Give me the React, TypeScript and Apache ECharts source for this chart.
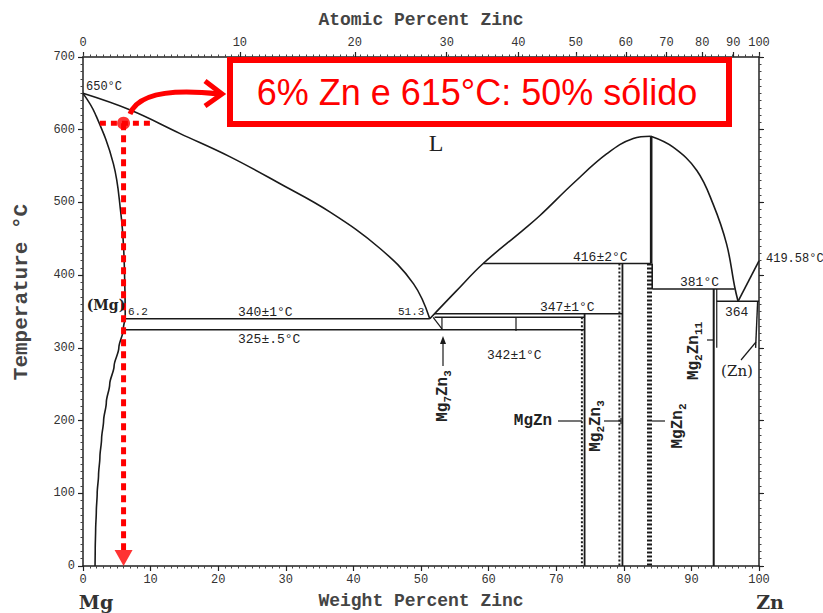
import React, { useEffect, useRef } from "react";
import * as echarts from "echarts";

// ---- data (wt% Zn, °C) ----
const atomicTickLabels = ["0", "10", "20", "30", "40", "50", "60", "70", "80", "90", "100"];
const atomicTickWt = [0, 23.2, 40.2, 53.8, 64.4, 72.9, 80.3, 86.3, 91.6, 96.2, 100];

const liquidusMg = [[0, 650], [7, 627], [14.3, 595], [21.7, 563], [29.1, 526], [36.5, 487], [43.9, 437], [48.9, 388], [51.3, 340]];
const solidusMg = [[0, 650], [1.8, 622], [4.5, 553], [5.6, 485], [6.0, 439], [6.2, 380], [6.25, 340]];
const solvusMg = [[6.25, 340], [5.95, 325], [5.3, 300], [4.6, 275], [3.95, 250], [3.45, 225], [3.05, 200], [2.75, 175], [2.5, 150], [2.3, 125], [2.1, 100], [1.97, 75], [1.87, 50], [1.81, 25], [1.78, 0]];
const liquidusMid = [[51.3, 340], [55.2, 378], [59.2, 416], [65.1, 462], [67.6, 482], [72.5, 526], [77.5, 567], [81.4, 588], [84, 591]];
const liquidusZnRich = [[84, 591], [87.3, 576], [90.8, 544], [93.2, 498], [95.2, 443], [96.4, 384], [96.9, 364]];
const liquidusZn = [[96.9, 364], [100, 419.58]];

const eutectic340 = [[6.25, 340], [51.3, 340]];
const eutectoid325 = [[5.95, 325], [74.2, 325]];
const line342 = [[52.0, 342], [74.2, 342]];
const mg7zn3Left = [[51.8, 342], [53.1, 326]];
const mg7zn3Right = [[53.1, 342], [53.1, 325]];
const peritectic347 = [[52.0, 347], [79.8, 347]];
const mgZnSolid = [[74.2, 347], [74.2, 0]];
const mgZnDotted = [[73.8, 342], [73.8, 0]];
const peritectic416 = [[59.2, 416], [84.0, 416]];
const mg2zn3Solid = [[79.8, 416], [79.8, 0]];
const mg2zn3Dotted = [[79.35, 416], [79.35, 0]];
const mgZn2Top = [[84.05, 591], [84.05, 416]];
const mgZn2Right = [[84.2, 416], [84.2, 381]];
const mgZn2Band = [[83.8, 416], [83.8, 0]];
const peritectic381 = [[84.2, 381], [96.4, 381]];
const mg2zn11A = [[93.3, 381], [93.3, 0]];
const mg2zn11B = [[93.75, 381], [93.75, 300]];
const eutectic364 = [[93.75, 364], [100, 364]];
const znSolvus = [[99.8, 364], [99.5, 300]];

// red annotation
const markComp = 6;
const markTemp = 609;
const redHoriz = [[2.5, markTemp], [10.2, markTemp]];
const redVert = [[markComp, markTemp], [markComp, 22]];
const redDot = [[markComp, markTemp]];
const redArrowHead = [[markComp, 11]];

const BLACK = "#1a1a1a";
const MONO = "'Liberation Mono', 'DejaVu Sans Mono', monospace";

function ln(data: number[][], width = 1.6, type: any = "solid", smooth: any = false, color = BLACK, z = 2, mono?: string) {
  return {
    type: "line",
    data,
    xAxisIndex: 0,
    yAxisIndex: 0,
    symbol: "none",
    showSymbol: false,
    silent: true,
    smooth,
    smoothMonotone: mono,
    z,
    lineStyle: { color, width, type, cap: "butt" },
  };
}

function txt(text: string, x: number, y: number, fontSize = 13, align = "left", extra: any = {}) {
  return {
    type: "text",
    x,
    y,
    z: 50,
    style: {
      text,
      fill: "#222",
      fontFamily: MONO,
      fontSize,
      align,
      verticalAlign: "middle",
      textAlign: align,
      textVerticalAlign: "middle",
      ...extra,
    },
  };
}

const richSub = {
  a: { fontFamily: MONO, fontSize: 16, fontWeight: "bold", lineHeight: 20, verticalAlign: "middle", fill: "#222", color: "#222" },
  s: { fontFamily: MONO, fontSize: 11, fontWeight: "bold", lineHeight: 10, verticalAlign: "bottom", fill: "#222", color: "#222" },
};

function rotTxt(text: string, x: number, y: number) {
  return {
    type: "text",
    x,
    y,
    rotation: Math.PI / 2,
    z: 50,
    style: {
      text,
      rich: richSub,
      align: "center",
      verticalAlign: "middle",
      textAlign: "center",
      textVerticalAlign: "middle",
    },
  };
}

function seg(x1: number, y1: number, x2: number, y2: number, w = 1.3) {
  return { type: "line", z: 50, shape: { x1, y1, x2, y2 }, style: { stroke: BLACK, lineWidth: w } };
}

export default function App() {
  const ref = useRef<HTMLDivElement>(null);
  useEffect(() => {
    document.body.style.margin = "0";
    const chart = echarts.init(ref.current!, null, { renderer: "svg" });
    const axisLineStyle = { color: "#222", width: 1.5 };
    const option: any = {
      animation: false,
      backgroundColor: "#fff",
      grid: { left: 83, right: 64, top: 57, bottom: 47, containLabel: false, outerBoundsMode: "none" },
      xAxis: [
        {
          type: "value", position: "bottom", min: 0, max: 100, interval: 10,
          axisLine: { show: true, onZero: false, lineStyle: axisLineStyle },
          axisTick: { show: true, length: 5, lineStyle: { color: "#222", width: 1.2 } },
          minorTick: { show: true, splitNumber: 10, length: 2.5, lineStyle: { color: "#444", width: 1 } },
          axisLabel: { fontFamily: MONO, fontSize: 12, color: "#333", margin: 8 },
          splitLine: { show: false }, minorSplitLine: { show: false },
        },
        {
          type: "value", position: "top", min: 0, max: 100,
          axisLine: { show: true, onZero: false, lineStyle: axisLineStyle },
          axisTick: { show: true, length: 5, customValues: atomicTickWt, lineStyle: { color: "#222", width: 1.2 } },
          axisLabel: {
            fontFamily: MONO, fontSize: 12, color: "#333", margin: 8,
            customValues: atomicTickWt,
            formatter: (v: number) => {
              let best = 0;
              atomicTickWt.forEach((w, i) => { if (Math.abs(w - v) < Math.abs(atomicTickWt[best] - v)) best = i; });
              return atomicTickLabels[best];
            },
          },
          splitLine: { show: false },
        },
        {
          type: "value", position: "top", min: 0, max: 100, interval: 1,
          axisLine: { show: false, onZero: false },
          axisTick: { show: true, length: 2.5, lineStyle: { color: "#444", width: 1 } },
          axisLabel: { show: false },
          splitLine: { show: false },
        },
      ],
      yAxis: [
        {
          type: "value", position: "left", min: 0, max: 700, interval: 100,
          axisLine: { show: true, onZero: false, lineStyle: axisLineStyle },
          axisTick: { show: true, length: 5, lineStyle: { color: "#222", width: 1.2 } },
          minorTick: { show: true, splitNumber: 10, length: 2.5, lineStyle: { color: "#444", width: 1 } },
          axisLabel: { fontFamily: MONO, fontSize: 12, color: "#333", margin: 8 },
          splitLine: { show: false }, minorSplitLine: { show: false },
        },
        {
          type: "value", position: "right", min: 0, max: 700, interval: 100,
          axisLine: { show: true, onZero: false, lineStyle: axisLineStyle },
          axisTick: { show: true, length: 5, lineStyle: { color: "#222", width: 1.2 } },
          minorTick: { show: true, splitNumber: 10, length: 2.5, lineStyle: { color: "#444", width: 1 } },
          axisLabel: { show: false },
          splitLine: { show: false }, minorSplitLine: { show: false },
        },
      ],
      series: [
        ln(liquidusMg, 1.6, "solid", 0.4),
        ln(solidusMg, 1.6, "solid", 0.4),
        ln(solvusMg, 1.6, "solid", 0.3, BLACK, 2, "y"),
        ln(liquidusMid, 1.6, "solid", 0.4),
        ln(liquidusZnRich, 1.6, "solid", 0.4),
        ln(liquidusZn),
        ln(eutectic340),
        ln(eutectoid325),
        ln(line342),
        ln(mg7zn3Left, 1.2),
        ln(mg7zn3Right, 1.2),
        ln(peritectic347),
        ln(mgZnSolid, 1.8),
        ln(mgZnDotted, 2, [2, 2]),
        ln(peritectic416),
        ln(mg2zn3Solid, 1.8),
        ln(mg2zn3Dotted, 2, [2, 2]),
        ln(mgZn2Top, 2.6),
        ln(mgZn2Right, 1.6),
        ln(mgZn2Band, 5, [2, 2]),
        ln(peritectic381),
        ln(mg2zn11A, 2),
        ln(mg2zn11B, 1.2),
        ln(eutectic364),
        ln(znSolvus, 1.4),
        ln(redHoriz, 5, [6, 5], false, "#ff0000", 5),
        ln(redVert, 5, [7, 5], false, "#ff0000", 5),
        {
          type: "scatter", data: redDot, xAxisIndex: 0, yAxisIndex: 0, symbol: "circle", symbolSize: 13,
          itemStyle: { color: "#ff0000" }, z: 6, silent: true,
        },
        {
          type: "scatter", data: redArrowHead, xAxisIndex: 0, yAxisIndex: 0, symbol: "triangle", symbolRotate: 180,
          symbolSize: [18, 16], itemStyle: { color: "#ff0000" }, z: 6, silent: true,
        },
      ],
      graphic: [
        // axis names
        txt("Atomic Percent Zinc", 421, 20, 18, "center", { fontWeight: "bold", fill: "#444" }),
        txt("Weight Percent Zinc", 421, 601, 18, "center", { fontWeight: "bold", fill: "#444" }),
        {
          type: "text", x: 21, y: 292, rotation: Math.PI / 2, z: 50,
          style: { text: "Temperature °C", fill: "#444", fontFamily: MONO, fontWeight: "bold", fontSize: 21,
            align: "center", verticalAlign: "middle", textAlign: "center", textVerticalAlign: "middle" },
        },
        txt("Mg", 96, 602, 19, "center", { fontFamily: "'DejaVu Serif', serif", fontWeight: "bold", fill: "#333" }),
        txt("Zn", 770, 602, 19, "center", { fontFamily: "'DejaVu Serif', serif", fontWeight: "bold", fill: "#333" }),
        // diagram annotations
        txt("650°C", 86, 87, 12),
        txt("L", 436, 143, 24, "center", { fontFamily: "'Liberation Serif', serif" }),
        txt("(Mg)", 106, 305, 14, "center", { fontFamily: "'DejaVu Serif', serif", fontWeight: "bold" }),
        txt("6.2", 128, 312, 11),
        txt("340±1°C", 238, 312, 13),
        txt("325±.5°C", 238, 339, 13),
        txt("51.3", 398, 312, 11),
        txt("347±1°C", 540, 307, 13),
        txt("342±1°C", 487, 355, 13),
        txt("416±2°C", 573, 257, 13),
        txt("381°C", 680, 282, 13),
        txt("364", 725, 312, 13),
        txt("419.58°C", 766, 259, 12),
        txt("(Zn)", 737, 371, 15, "center", { fontFamily: "'DejaVu Serif', serif" }),
        txt("MgZn", 533, 421, 16, "center", { fontWeight: "bold" }),
        rotTxt("{a|Mg}{s|7}{a|Zn}{s|3}", 443, 396),
        rotTxt("{a|Mg}{s|2}{a|Zn}{s|3}", 596, 426),
        rotTxt("{a|MgZn}{s|2}", 678, 426),
        rotTxt("{a|Mg}{s|2}{a|Zn}{s|11}", 694, 351),
        // leaders
        seg(443, 366, 443, 342, 1.2),
        { type: "polygon", z: 50, shape: { points: [[443, 336], [440, 344], [446, 344]] }, style: { fill: BLACK } },
        seg(516, 318, 516, 331, 1.2),
        seg(558, 421, 582, 421, 1.2),
        seg(604, 421, 621, 421, 1.2),
        seg(621, 418, 621, 424, 1.2),
        seg(652, 421, 665, 421, 1.2),
        seg(707, 340, 714, 340, 1.2),
        seg(741, 360, 756, 342, 1.2),
        // red callout
        {
          type: "rect", z: 60, shape: { x: 230, y: 60, width: 499, height: 64 },
          style: { fill: "#ffffff", stroke: "#ff0000", lineWidth: 6 },
        },
        {
          type: "text", x: 477, y: 92, z: 61,
          style: { text: "6% Zn e 615°C: 50% sólido", fill: "#ff0000", fontFamily: "'Liberation Sans', Arial, sans-serif",
            fontSize: 36, align: "center", verticalAlign: "middle", textAlign: "center", textVerticalAlign: "middle" },
        },
        {
          type: "bezierCurve", z: 60,
          shape: { x1: 130, y1: 114, cpx1: 137, cpy1: 96, cpx2: 165, cpy2: 88, x2: 219, y2: 94 },
          style: { stroke: "#ff0000", lineWidth: 5, fill: "none" },
        },
        {
          type: "polyline", z: 60,
          shape: { points: [[205, 81], [222, 94], [205, 106]] },
          style: { stroke: "#ff0000", lineWidth: 5, fill: "none" },
        },
      ],
    };
    chart.setOption(option);
    return () => chart.dispose();
  }, []);
  return <div ref={ref} style={{ position: "absolute", left: 0, top: 0, width: 823, height: 613 }} />;
}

PROBLEM:
With all pictures left out, please transcribe exactly the lines from the start of the material through the line with "91.6, 96.2, 100];".

SOLVED EXERCISE:
Give me the React, TypeScript and Apache ECharts source for this chart.
import React, { useEffect, useRef } from "react";
import * as echarts from "echarts";

// ---- data (wt% Zn, °C) ----
const atomicTickLabels = ["0", "10", "20", "30", "40", "50", "60", "70", "80", "90", "100"];
const atomicTickWt = [0, 23.2, 40.2, 53.8, 64.4, 72.9, 80.3, 86.3, 91.6, 96.2, 100];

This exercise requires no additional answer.